The rationale is the following: In wave mechanics the vectors of the quantum mechanical Hilbert space are represented by square integrable functions $\psi:\mathbb{R}^3 \rightarrow \mathbb{C}$. The position vector $\vec{x}$ is represented by the multiplication of the wave function with $\vec{x}$, and momentum by $\hat{\vec{p}}=-\hbar \vec{\nabla}$.

These operators are defined on a dense subspace of these Hilbert space of square-integrable functions. Now you can ask for the generalized eigenfunctions of momentum. They obey the equation
$$\hat{\vec{p}} u_{\vec{p}}(\vec{x})=\vec{p} \psi(\vec{x}).$$
The operators have to be understood as self-adjoint operators, and their eigenvalues are thus real. For real $\vec{p}$ the solution of the eigenvalue problem reads
$$u_{\vec{p}}(\vec{x})=\frac{1}{(2 \pi \hbar)^{3/2}} \exp\left (\frac{\mathrm{i} \vec{x} \cdot \vec{p}}{\hbar} \right).$$
I've normalized this generalized functions "to the $\delta$ distibution", i.e.,
$$\langle u_{\vec{p}'}|u_{\vec{p}} \rangle=\int_{\mathbb{R}^3} \mathrm{d}^3 \vec{x} u_{\vec{p}'}^*(\vec{x}) u_{\vec{p}}(\vec{x})=\delta^{(3)}(\vec{p}-\vec{p}').$$
These generalized eigenfunctions do NOT represent states since they are not square integrable, but you can describe all wave functions in terms of generalized momentum eigenstates:
$$\psi(\vec{x})=\int_{\mathbb{R}^3} \mathrm{d}^3 \vec{p} u_{\vec{p}} (\vec{x}) \tilde{\psi}(\vec{p}),$$
where $\tilde{\psi}(\vec{p})$ is a square integrable function. Then also $\psi(\vec{x})$ is a square integrable function and represents a state of the particle. For the given wave function $\psi(\vec{x})$ you find the $\tilde{\psi}(\vec{x})$ by the inverse transformation (it's a Fourier transformation!):
$$\tilde{\psi}(\vec{p})=\int_{\mathbb{R}^3} \mathrm{d}^3 \vec{x} u^*(\vec{p})(\vec{x}) \psi(\vec{x}).$$

7. Sep 6, 2016

### BvU

I agree the wording is odd. The time-independent SE leads to a time part of the solution of the time-dependent SE of the form $\exp({-iEt/ \hbar})$. The continuity equation forces $(E-E^*) = 0$ so E is real.

Then: with the most general form, a complex $e^{{\bf \alpha} x}$ where ${\bf \alpha} = \kappa + ik \ \$ ($\kappa$ and $k$ real), you get from the time-independent SE: $\ \ -{\hbar^2\over 2m}{\bf\alpha}^2 = E\$ . Positive, real-valued E requires $\kappa = 0$.

As vanHees points out, these are solutions, eigenfunctions of the Hamiltonian.

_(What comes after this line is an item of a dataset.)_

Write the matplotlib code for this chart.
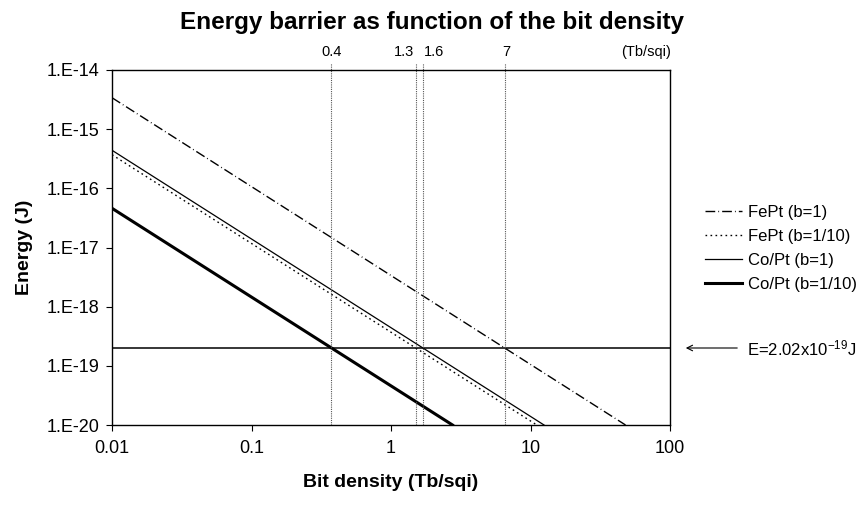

They are not physically realizable states (not normalizable). But that is (I expect) a subject further on in your curriculum.

8. Sep 7, 2016

### vanhees71

That the plane waves are not representing states, is a very important point. A lot of confusion arises from not making this very clear in the very first encounter of these generalized solutions of the Schrödinger equation!